I don't own all the Beatles albums. Not even close, considering how destroyed my copies of Sgt. Pepper's, Rubber Soul and Revolver are.
And for someone who has aggressively pursued every single book about the Beatles (but not about the individual Beatles) and have read more about the Beatles than you can possibly imagine, that's pretty bad. I went through a period where I was obsessively listening to the Beatles, but I lived at home at the time, and it was so long ago that I had a tape player and copied my dad's CDs onto tapes and lived happily like that. When I went to college I made an effort to get all of the albums, but it didn't happen.
Besides Beatles "1", I haven't bought a Beatles album in years. I'm thinking it might be time. I'm reading a Beatles book right now, one of the more comprehensive ones (unlike the last one, which only dealt with the few US tours the Beatles embarked on), written by a fellow who seems to have worked for Brian Epstein. Anyway, this book is making me want to listen to the Beatles again (as I am doing right at this very mo), and I'm realizing how corrupted some of my Beatles CDs are. It makes me unhappy.

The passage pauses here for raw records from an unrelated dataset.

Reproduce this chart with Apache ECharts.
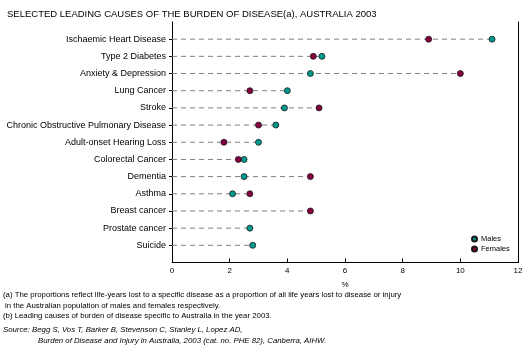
<!DOCTYPE html>
<html><head><meta charset="utf-8">
<script src="https://cdn.jsdelivr.net/npm/echarts@6/dist/echarts.min.js"></script>
<style>html,body{margin:0;padding:0;background:#fff}#c{width:529px;height:363px}</style>
</head><body><div id="c"></div>
<script>
var categories = ['Ischaemic Heart Disease','Type 2 Diabetes','Anxiety & Depression','Lung Cancer','Stroke','Chronic Obstructive Pulmonary Disease','Adult-onset Hearing Loss','Colorectal Cancer','Dementia','Asthma','Breast cancer','Prostate cancer','Suicide'];
var males   = [11.1, 5.2, 4.8, 4.0, 3.9, 3.6, 3.0, 2.5, 2.5, 2.1, null, 2.7, 2.8];
var females = [8.9, 4.9, 10.0, 2.7, 5.1, 3.0, 1.8, 2.3, 4.8, 2.7, 4.8, null, null];
var xTicks = [0, 2, 4, 6, 8, 10, 12];

var padded = [''].concat(categories).concat(['']);
var FONT = 'Liberation Sans, Arial, sans-serif';
var maxes = categories.map(function (c, i) {
  return [Math.max(males[i] || 0, females[i] || 0), c];
});
var chart = echarts.init(document.getElementById('c'));
chart.setOption({
  animation: false,
  title: {text: 'SELECTED LEADING CAUSES OF THE BURDEN OF DISEASE(a), AUSTRALIA 2003', left: 2, top: 4,
    textStyle: {fontFamily: FONT, fontSize: 9.5, fontWeight: 'normal', color: '#000'}},
  grid: {left: 172, right: 11, top: 22, bottom: 100.5},
  legend: {orient: 'vertical', left: 466, top: 230, itemWidth: 5, itemHeight: 5, itemGap: 2,
    icon: 'circle', textStyle: {fontFamily: FONT, fontSize: 7.5, color: '#000', padding: [0, 0, 0, -1]},
    data: ['Males', 'Females']},
  xAxis: {type: 'value', min: 0, max: 12, interval: 2, name: '%', nameLocation: 'middle', nameGap: 18,
    nameTextStyle: {fontFamily: FONT, fontSize: 8, color: '#000'},
    axisLine: {show: true, lineStyle: {color: '#000', width: 1}},
    axisTick: {show: true, inside: true, length: 4, lineStyle: {color: '#000'}},
    axisLabel: {fontFamily: FONT, fontSize: 8, color: '#000', margin: 4,
      formatter: function (v) { return xTicks.indexOf(v) >= 0 ? String(v) : ''; }},
    splitLine: {show: false}},
  yAxis: [{type: 'category', data: padded, inverse: true, boundaryGap: false,
    axisLine: {show: true, lineStyle: {color: '#000', width: 1}},
    axisTick: {show: true, length: 3, interval: function (i) { return i > 0 && i < padded.length - 1; }, lineStyle: {color: '#000'}},
    axisLabel: {interval: 0, fontFamily: FONT, fontSize: 9, color: '#000', margin: 6},
    splitLine: {show: false}},
    {type: 'value', position: 'right', min: 0, max: 1,
     axisLine: {show: true, lineStyle: {color: '#000', width: 1}},
     axisTick: {show: false}, axisLabel: {show: false}, splitLine: {show: false}}],
  series: [
    {type: 'custom', name: 'guide', z: 1, silent: true,
     data: maxes,
     renderItem: function (params, api) {
       var y = api.value(1);
       var p0 = api.coord([0, y]);
       var p1 = api.coord([api.value(0), y]);
       return {type: 'line', shape: {x1: p0[0], y1: p0[1], x2: p1[0], y2: p1[1]},
         style: {stroke: '#808080', lineWidth: 1, lineDash: [5, 4]}};
     },
     encode: {x: 0, y: 1}},
    {type: 'scatter', name: 'Males', z: 3, symbol: 'circle', symbolSize: 6,
     data: categories.map(function (c, i) { return males[i] == null ? null : [males[i], c]; }).filter(Boolean),
     itemStyle: {color: '#009a8c', borderColor: '#1a1a1a', borderWidth: 0.8, opacity: 1}},
    {type: 'scatter', name: 'Females', z: 3, symbol: 'circle', symbolSize: 6,
     data: categories.map(function (c, i) { return females[i] == null ? null : [females[i], c]; }).filter(Boolean),
     itemStyle: {color: '#85003f', borderColor: '#1a1a1a', borderWidth: 0.8, opacity: 1}}
  ],
  graphic: [
    {type: 'text', left: 3, top: 291, style: {text: '(a) The proportions reflect life-years lost to a specific disease as a proportion of all life years lost to disease or injury', font: '7.8px ' + FONT, fill: '#000'}},
    {type: 'text', left: 5, top: 302, style: {text: 'in the Australian population of males and females respectively.', font: '7.8px ' + FONT, fill: '#000'}},
    {type: 'text', left: 3, top: 312, style: {text: '(b) Leading causes of burden of disease specific to Australia in the year 2003.', font: '7.8px ' + FONT, fill: '#000'}},
    {type: 'text', left: 3, top: 326, style: {text: 'Source: Begg S, Vos T, Barker B, Stevenson C, Stanley L, Lopez AD,', font: 'italic 7.8px ' + FONT, fill: '#000'}},
    {type: 'text', left: 38, top: 337, style: {text: 'Burden of Disease and Injury in Australia, 2003 (cat. no. PHE 82), Canberra, AIHW.', font: 'italic 7.8px ' + FONT, fill: '#000'}}
  ]
});
</script></body></html>
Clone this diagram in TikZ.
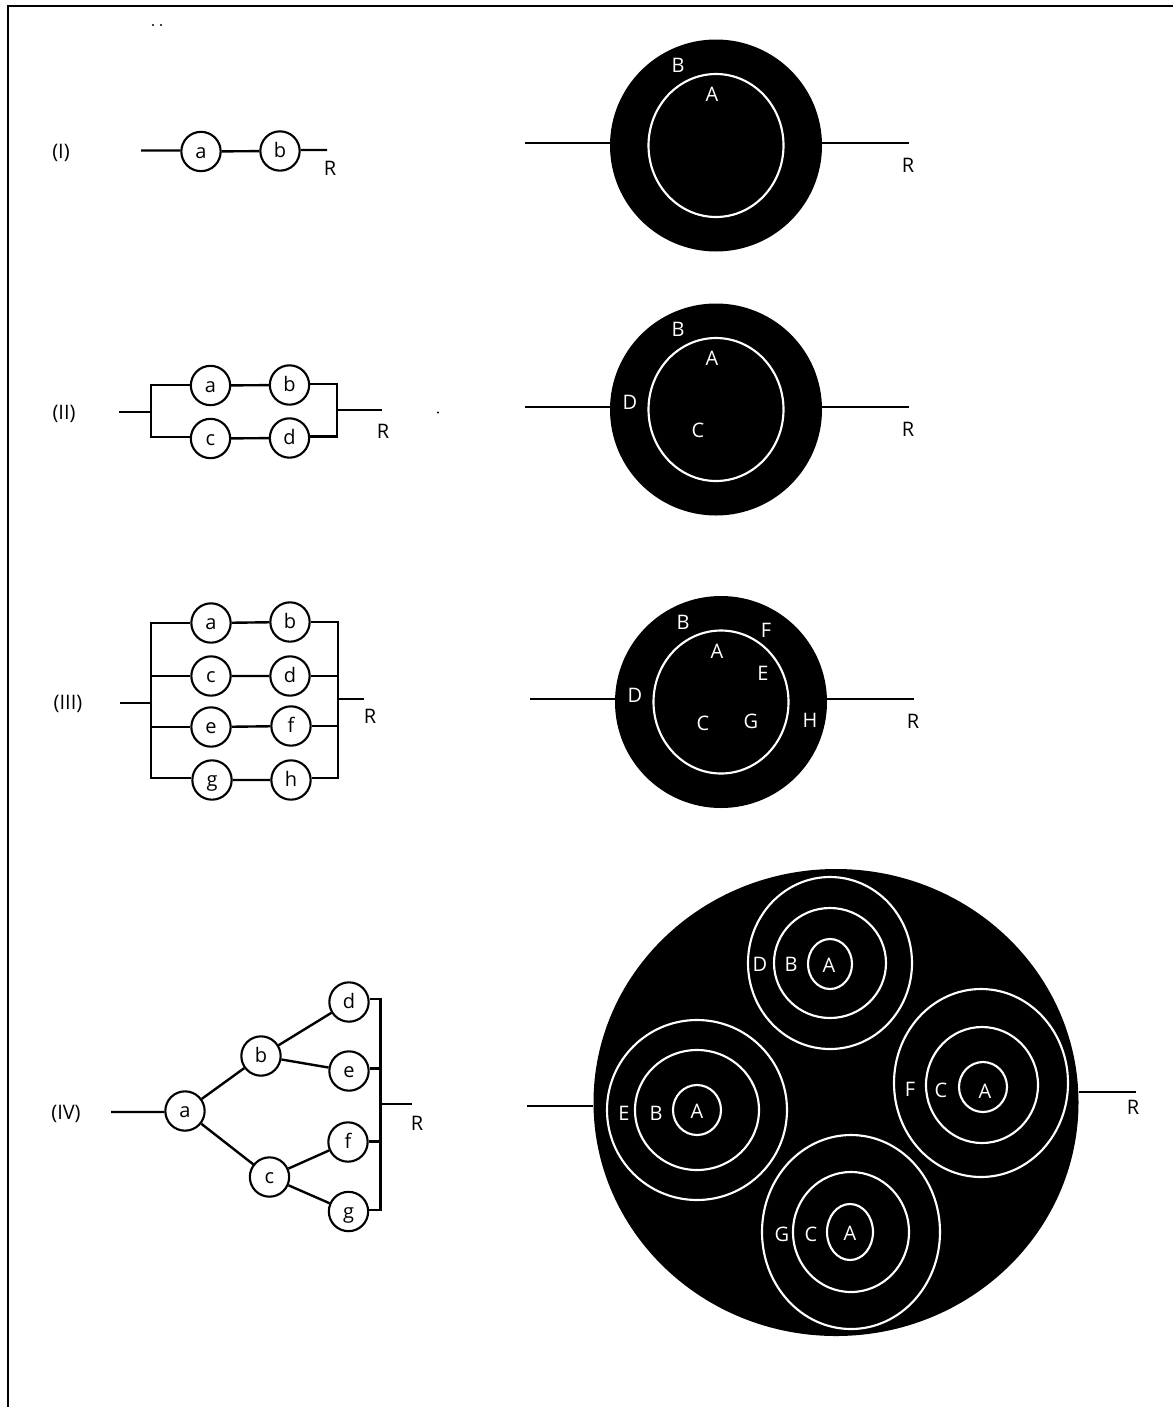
\documentclass[tikz,border=0pt]{standalone}
\usepackage{fontspec}
\usetikzlibrary{shapes.geometric}
\setmainfont{Open Sans}
\tikzset{
 px/.style={x=0.75pt,y=-0.75pt},
 wire/.style={line width=1.8pt,draw=black},
 frameline/.style={line width=2.2pt,draw=black},
 gate/.style={circle,draw=black,line width=1.6pt,fill=white,minimum size=29.5pt,inner sep=0pt,text height=9.8pt,text depth=0pt,font=\fontsize{15}{17}\selectfont},
 lab/.style={inner sep=0pt,font=\fontsize{15}{17}\selectfont},
 wlab/.style={lab,text=white},
 disk/.style={circle,fill=black,inner sep=0pt,minimum size=159pt},
 bigdisk/.style={ellipse,fill=black,inner sep=0pt,minimum width=363.75pt,minimum height=350.25pt},
 ring/.style={draw=white,line width=1.6pt,fill=none},
}
\begin{document}
\begin{tikzpicture}[px]
\useasboundingbox (0,0) rectangle (1173,1407);
\fill[white] (0,0) rectangle (1173,1407);
\coordinate (fa) at (8,1407); \coordinate (fb) at (8,6); \coordinate (fc) at (1173,6);
\draw[frameline] (fa) -- (fb) -- (fc);
\fill (153,25) circle (1.1) (161,25) circle (1.1) (438,412.5) circle (1.1);
% I
\node[lab] at (61,153) {(I)};
\coordinate (i0) at (141,150.5); \coordinate (i1) at (327,150);
\node[gate] (ia) at (201,151.5) {a};
\node[gate] (ib) at (280,151) {b};
\draw[wire] (i0) -- (ia.west |- i0) (ia) -- (ib) (ib.east |- i1) -- (i1);
\node[lab] at (330,168) {R};
% II
\node[lab] at (64,414) {(II)};
\node[gate] (iia) at (210.5,385.5) {a};
\node[gate] (iib) at (289.5,385) {b};
\node[gate] (iic) at (210.5,438.5) {c};
\node[gate] (iid) at (289.5,438) {d};
\coordinate (ii0) at (119,412); \coordinate (iil) at (151,412);
\coordinate (iir) at (337,410); \coordinate (ii1) at (382,410);
\coordinate (iilt) at (151,385); \coordinate (iilb) at (151,437);
\coordinate (iirt) at (337,384); \coordinate (iirb) at (337,436.5);
\draw[wire] (iia) -- (iib) (iic) -- (iid);
\draw[wire] (ii0) -- (iil) (iir) -- (ii1);
\draw[wire,line join=miter] (iia.west |- iilt) -- (iilt) -- (iilb) -- (iic.west |- iilb);
\draw[wire,line join=miter] (iib.east |- iirt) -- (iirt) -- (iirb) -- (iid.east |- iirb);
\node[lab] at (383,431) {R};
% III
\node[lab] at (68,704) {(III)};
\node[gate] (a3) at (211,623) {a};
\node[gate] (b3) at (290,622) {b};
\node[gate] (c3) at (211,676) {c};
\node[gate] (d3) at (290,676) {d};
\node[gate] (e3) at (211,727) {e};
\node[gate] (f3) at (291,726) {f};
\node[gate] (g3) at (212,780) {g};
\node[gate] (h3) at (291,780) {h};
\coordinate (l0) at (120,703); \coordinate (lm) at (151,703);
\coordinate (rm) at (338,699); \coordinate (r1) at (364,699);
\coordinate (lt) at (151,623); \coordinate (lb) at (151,778);
\coordinate (rt) at (338,622); \coordinate (rb) at (338,778);
\coordinate (lc) at (151,676); \coordinate (le) at (151,727);
\coordinate (rd) at (338,676); \coordinate (rf) at (338,726);
\draw[wire] (a3) -- (b3) (c3) -- (d3) (e3) -- (f3) (g3) -- (h3);
\draw[wire] (l0) -- (lm) (rm) -- (r1);
\draw[wire,line join=miter] (a3.west |- lt) -- (lt) -- (lb) -- (g3.west |- lb);
\draw[wire] (c3.west |- lc) -- (lc) (e3.west |- le) -- (le);
\draw[wire,line join=miter] (b3.east |- rt) -- (rt) -- (rb) -- (h3.east |- rb);
\draw[wire] (d3.east |- rd) -- (rd) (f3.east |- rf) -- (rf);
\node[lab] at (370,716) {R};
% IV
\node[lab] at (66,1114) {(IV)};
\node[gate] (a4) at (185,1111) {a};
\node[gate] (b4) at (261,1056) {b};
\node[gate] (c4) at (269.5,1177) {c};
\node[gate] (d4) at (349,1002) {d};
\node[gate] (e4) at (349,1071) {e};
\node[gate] (f4) at (348,1142) {f};
\node[gate] (g4) at (348.5,1211.5) {g};
\coordinate (s4) at (111,1112); \coordinate (rm4) at (380.5,1104); \coordinate (r4) at (412,1104);
\coordinate (bt) at (380.5,999); \coordinate (bb) at (380.5,1210);
\coordinate (be) at (380.5,1068.5); \coordinate (bf) at (380.5,1141.5);
\draw[wire] (s4) -- (a4.west |- s4) (a4) -- (b4) (a4) -- (c4) (b4) -- (d4) (b4) -- (e4) (c4) -- (f4) (c4) -- (g4);
\draw[wire,line join=miter] (d4.east |- bt) -- (bt) -- (bb) -- (g4.east |- bb);
\draw[wire] (e4.east |- be) -- (be) (f4.east |- bf) -- (bf);
\draw[wire] (rm4) -- (r4);
\node[lab] at (417,1123) {R};
% Right I
\node[disk] (D1) at (716,145.5) {};
\coordinate (D1l) at (525,143); \coordinate (D1r) at (909,143);
\draw[wire] (D1l) -- (D1.west |- D1l) (D1.east |- D1r) -- (D1r);
\draw[ring] (716,145.5) ellipse (67.5 and 71.5);
\node[wlab] at (678,65) {B}; \node[wlab] at (712,94) {A};
\node[lab] at (908,165) {R};
% Right II
\node[disk] (D2) at (716,409.5) {};
\coordinate (D2l) at (525,407); \coordinate (D2r) at (909,407);
\draw[wire] (D2l) -- (D2.west |- D2l) (D2.east |- D2r) -- (D2r);
\draw[ring] (716,409.5) ellipse (67.5 and 71.5);
\node[wlab] at (678,329) {B}; \node[wlab] at (712,358) {A};
\node[wlab] at (630,402) {D}; \node[wlab] at (698,430) {C};
\node[lab] at (908,429) {R};
% Right III
\node[disk] (D3) at (721,702) {};
\coordinate (D3l) at (530,699); \coordinate (D3r) at (914,699);
\draw[wire] (D3l) -- (D3.west |- D3l) (D3.east |- D3r) -- (D3r);
\draw[ring] (721,702) ellipse (67.5 and 71.5);
\node[wlab] at (683,622) {B}; \node[wlab] at (717,651) {A};
\node[wlab] at (766,630) {F}; \node[wlab] at (763,673) {E};
\node[wlab] at (635,695) {D}; \node[wlab] at (703,723) {C};
\node[wlab] at (751,721) {G}; \node[wlab] at (810,720) {H};
\node[lab] at (913,721) {R};
% Right IV
\node[bigdisk] (D4) at (836,1102.5) {};
\coordinate (D4l) at (527,1106); \coordinate (D4r) at (1136,1092);
\draw[wire] (D4l) -- (D4.west |- D4l) (D4.east |- D4r) -- (D4r);
\draw[ring] (830,963) ellipse (82 and 86);
\draw[ring] (830,963) ellipse (56 and 55);
\draw[ring] (830,964) ellipse (22 and 25);
\node[wlab] at (760,964) {D}; \node[wlab] at (791,964) {B}; \node[wlab] at (829,965) {A};
\draw[ring] (981,1083) ellipse (87 and 94);
\draw[ring] (982,1085) ellipse (56 and 58);
\draw[ring] (983,1087) ellipse (24 and 25);
\node[wlab] at (910,1089) {F}; \node[wlab] at (941,1090) {C}; \node[wlab] at (985,1091) {A};
\draw[ring] (697,1110) ellipse (90 and 90);
\draw[ring] (697,1110) ellipse (62 and 60);
\draw[ring] (697,1110) ellipse (24 and 25);
\node[wlab] at (624,1113) {E}; \node[wlab] at (656,1113) {B}; \node[wlab] at (697,1111) {A};
\draw[ring] (851,1232) ellipse (89 and 97);
\draw[ring] (851,1232) ellipse (58 and 60);
\draw[ring] (850,1232) ellipse (23 and 28);
\node[wlab] at (782,1234) {G}; \node[wlab] at (811,1234) {C}; \node[wlab] at (850,1233) {A};
\node[lab] at (1133,1107) {R};
\end{tikzpicture}
\end{document}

So I'm going to have to take steps to rectify the situation. Unfortunately, I may have to wait until I get a job to spend oodles of money on Beatles CDs. (Do you know how many there are? And then there are all those "bootlegs." I've never owned any of those. How worth it do you think those are?) So yeah, I've decided that 2005 will be "Complete the Beatles Collection" year. I have five months. (I guess there is the question of what the complete Beatles collection is, but I'm going with the definition that it's just the studio albums. Besides, I know I have all the anthology CDs, which makes the collection even more complete.)